Our performance in the South China Sea will likely have a huge impact on Japan’s decision whether to continue to maintain its military subordination to the Americans and thus on a decision to go for full bore Defense. If we cede the South China Sea to China then our guarantee of freedom of the Seas will be and be seen to be hollow and in rapid decline and Japan will have to give up any limitations on its military, especially on its navy and on nuclear capability..
Herein is the dilemma of the Oama administration.
They are fundamentally antiwar and to go to war is against their strident base. America has asked the Brits and Nato to go to Afghanistan to full fill treaty commitments because one , us, was attacked. They went, begrudgingly, but they went.
Now, they have asked us to scratch their back and go to Libya. I would guess that the whole government except the State Department is against going. State says we are honor bound to go to uphold old markers and assure the Nato types are available when really needed next time.
By the way, Peace is merely the interval between wars. War is the natural condition, peace is the anomaly.
That, unfortunately , may be the case
After having trashed our own economy that may not be possible.
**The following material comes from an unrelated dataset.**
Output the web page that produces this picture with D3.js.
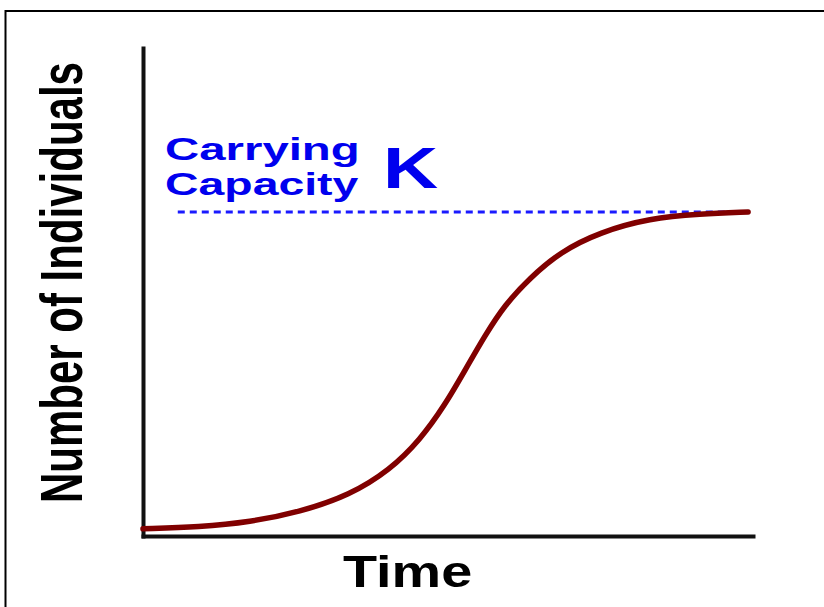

The government is so large and powerful that we probably cannot any longer pare it back and its very size guarantees a permanent anemic economy. Such an economy does not have the "reload" capacity without impoverishing totally and quickly the middle class. And if that happens then it will be a short term reload that can't be maintained or repeated. AND politicians and the political class are so corrupt now that their immediate enrichment and empowerment will continue to come ahead of defense and survival.
You know as well as I do that incessant warfare is the *normal* state of affairs for Europe. They’ll be busy with each other for decades.
I think that heretofore normal state of European war was suppressed and its effects were attained by non violent means under the American hegemony and encouragement of unity and discouragement of the penchant for military conquest and of its means. Europe is rapidly becoming Germany and it is happening without warfare or even opposition. Germany is doing it by bailing out everyone else, making the profligate rest of the Continent voluntarily dependent on Germany. It works better than jackboots and armor.
Japan doesn’t have the population to stand up. Japan will not be Japanese in 20 years.